Friday, November 8, 2024

Gales of creative political disruption

In one of the many immediate post-election opinion pieces someone compared Trump's policies to the "gales of creative destruction", a term coined by the Austrian economist, Joseph Schumpeter in his 1934 book "The Theory of Economic Development"[1].  It's an interesting but ultimately flawed analogy.

While social media can bee seen as the technological shift that has created the context for innovation in the political area, there are two critical differences. 

First in business there are clear outcomes that determine which experiments fail and which succeed. The process of variation, selection and retention (which the strategy literature borrowed from evolutionary biology) relies on the selection of the more fit experiments to be retained; but it's unclear that in politics there is a strong relation between measurable outcomes and retention.  (While James March argued in Exploration and Exploitation"[2] that too swift a convergence on one solution precluded experimentation that could 1) lead to a more advantageous position on a hilly (rugged) landscape and 2) prevented adaptation to a slowly changing context, abandoning any connection between the quality of outcomes and retention is more  even problematic).

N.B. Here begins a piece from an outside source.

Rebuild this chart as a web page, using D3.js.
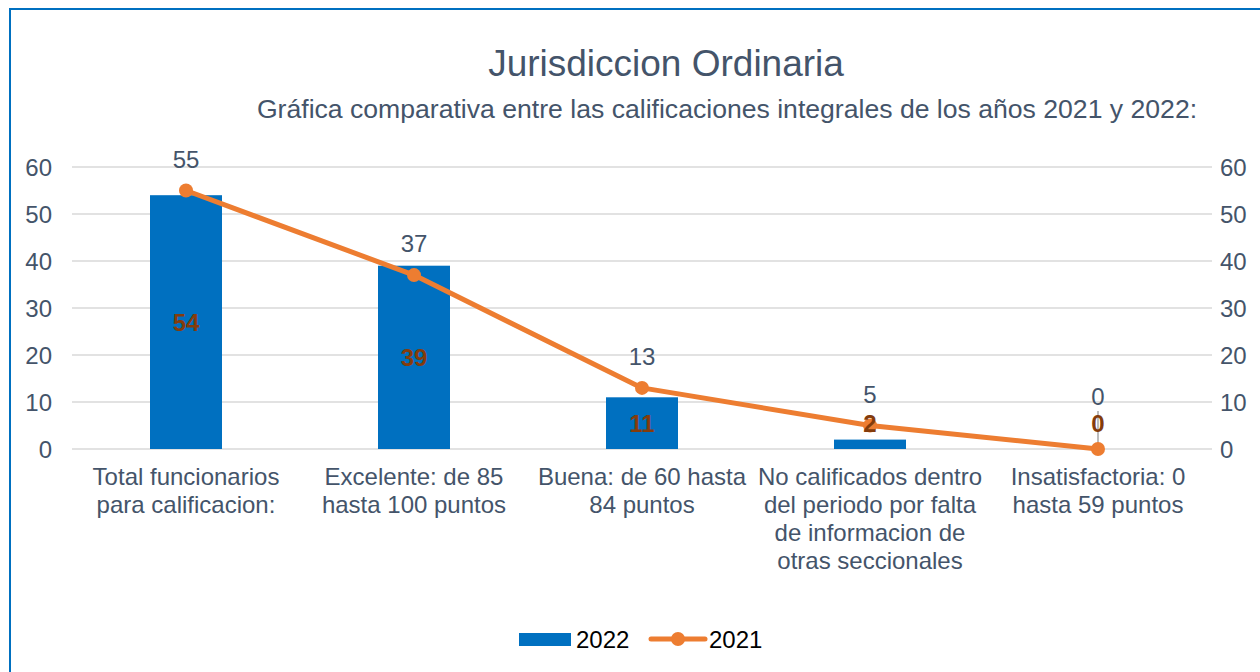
<!DOCTYPE html>
<html>
<head>
<meta charset="utf-8">
<script src="https://cdn.jsdelivr.net/npm/d3@7"></script>
<style>
  body { margin: 0; background: #fff; }
  svg { font-family: "Liberation Sans", Arial, sans-serif; display: block; }
</style>
</head>
<body>
<div id="main"></div>
<script>
var categories = [
    ["Total funcionarios", "para calificacion:"],
    ["Excelente: de 85", "hasta 100 puntos"],
    ["Buena: de 60 hasta", "84 puntos"],
    ["No calificados dentro", "del periodo por falta", "de informacion de", "otras seccionales"],
    ["Insatisfactoria: 0", "hasta 59 puntos"]
];
var values2022 = [54, 39, 11, 2, 0];
var values2021 = [55, 37, 13, 5, 0];
var yTicks = [0, 10, 20, 30, 40, 50, 60];

var ctx = { w: 1260, h: 672, left: 72, right: 1212, top: 167, bottom: 449 };

var svg = d3.select("#main").append("svg")
    .attr("width", ctx.w).attr("height", ctx.h);

// frame
svg.append("rect")
    .attr("x", 10).attr("y", 9).attr("width", 1300).attr("height", 700)
    .attr("fill", "none").attr("stroke", "#0070c0").attr("stroke-width", 2);

// titles
svg.append("text").attr("x", 666).attr("y", 76).attr("text-anchor", "middle")
    .attr("font-size", 37).attr("fill", "#44546a").text("Jurisdiccion Ordinaria");
svg.append("text").attr("x", 727).attr("y", 118).attr("text-anchor", "middle")
    .attr("font-size", 26.6).attr("fill", "#44546a")
    .text("Gráfica comparativa entre las calificaciones integrales de los años 2021 y 2022:");

var x = d3.scaleBand().domain(d3.range(categories.length))
    .range([ctx.left, ctx.right]).paddingInner(0).paddingOuter(0);
var y = d3.scaleLinear().domain([0, 60]).range([ctx.bottom, ctx.top]);

// gridlines
svg.append("g").selectAll("line").data(yTicks).join("line")
    .attr("x1", ctx.left).attr("x2", ctx.right)
    .attr("y1", d => y(d)).attr("y2", d => y(d))
    .attr("stroke", "#d9d9d9").attr("stroke-width", 1.5);

// left and right axes
var leftAxis = svg.append("g").attr("transform", `translate(${ctx.left - 20},0)`)
    .call(d3.axisLeft(y).tickValues(yTicks).tickSize(0).tickPadding(0));
var rightAxis = svg.append("g").attr("transform", `translate(${ctx.right + 8},0)`)
    .call(d3.axisRight(y).tickValues(yTicks).tickSize(0).tickPadding(0));
[leftAxis, rightAxis].forEach(g => {
    g.select(".domain").remove();
    g.selectAll("text").attr("font-size", 24).attr("fill", "#44546a")
        .attr("dy", "0.36em")
        .attr("font-family", "Liberation Sans, Arial, sans-serif");
});

// bars 2022
var barW = 72;
svg.append("g").selectAll("rect").data(values2022).join("rect")
    .attr("x", (d, i) => x(i) + x.bandwidth() / 2 - barW / 2)
    .attr("width", barW)
    .attr("y", d => y(d))
    .attr("height", d => y(0) - y(d))
    .attr("fill", "#0070c0");

// line 2021
var cx = i => x(i) + x.bandwidth() / 2;
var line = d3.line().x((d, i) => cx(i)).y(d => y(d));
svg.append("path").datum(values2021)
    .attr("d", line).attr("fill", "none")
    .attr("stroke", "#ed7d31").attr("stroke-width", 5).attr("stroke-linejoin", "round");

// leader line for label of zero point
svg.append("line")
    .attr("x1", cx(4)).attr("x2", cx(4))
    .attr("y1", y(0) - 38).attr("y2", y(0))
    .attr("stroke", "#a6a6a6").attr("stroke-width", 1.5);

svg.append("g").selectAll("circle").data(values2021).join("circle")
    .attr("cx", (d, i) => cx(i)).attr("cy", d => y(d)).attr("r", 7)
    .attr("fill", "#ed7d31");

// bar labels (bold, brown)
svg.append("g").selectAll("text").data(values2022).join("text")
    .attr("x", (d, i) => cx(i))
    .attr("y", d => y(Math.max(d / 2, 5.5)) + 9)
    .attr("text-anchor", "middle").attr("font-size", 24).attr("font-weight", "bold")
    .attr("fill", "#843c0c").text(d => d);

// line labels
svg.append("g").selectAll("text").data(values2021).join("text")
    .attr("x", (d, i) => cx(i))
    .attr("y", (d, i) => y(d) - (i === 4 ? 44 : 23))
    .attr("text-anchor", "middle").attr("font-size", 24)
    .attr("fill", "#44546a").text(d => d);

// category labels
var catG = svg.append("g").selectAll("text").data(categories).join("text")
    .attr("x", (d, i) => cx(i)).attr("y", 485)
    .attr("text-anchor", "middle").attr("font-size", 24).attr("fill", "#44546a");
catG.selectAll("tspan").data(d => d).join("tspan")
    .attr("x", function() { return d3.select(this.parentNode).attr("x"); })
    .attr("dy", (d, j) => j === 0 ? 0 : 28)
    .text(d => d);

// legend
var lg = svg.append("g");
lg.append("rect").attr("x", 519).attr("y", 633).attr("width", 52).attr("height", 13).attr("fill", "#0070c0");
lg.append("text").attr("x", 576).attr("y", 648).attr("font-size", 24).attr("fill", "#000").text("2022");
lg.append("line").attr("x1", 651).attr("x2", 705).attr("y1", 639).attr("y2", 639)
    .attr("stroke", "#ed7d31").attr("stroke-width", 5).attr("stroke-linecap", "round");
lg.append("circle").attr("cx", 678).attr("cy", 639).attr("r", 7).attr("fill", "#ed7d31");
lg.append("text").attr("x", 709).attr("y", 648).attr("font-size", 24).attr("fill", "#000").text("2021");
</script>
</body>
</html>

Second, Schumpeter envisioned a large number of entrepreneurial experiments from which one might emerge as a winner, and has Tushman and Anderson[3] have suggested, would for a period become the dominant paradigm. The analogy to the political arena is that at any point in time there is generally only one experiment, not many, and there can be no cross-sectional comparisons by which to select a more fit approach.  This analogy becomes more disturbing when one realizes that 99% of new ventures fail. That's why logical incrementalism[4,5] is a safer course.  

[1] Schumpeter, J. A. (1934). The Theory of Economic Development. Cambridge, MA, Harvard University Press.

[2] March, J. G. (1991). "Exploration and Exploitation in Organizational Learning." Organization Science 2(1): 71-87.

[3] Tushman, M. and P. Anderson (1986). "Technological Discontinuities and Organizational Environments." Administrative Science Quarterly 31: 439-465.

[4] Lindblom, C. E. (1952). "The Science of Muddling Through." Public Administration Review 19(2): 77-88.

[5] Quinn, J. B. (1980). Strategies for Change; Logical Incrementalism, Richard D. Irwin.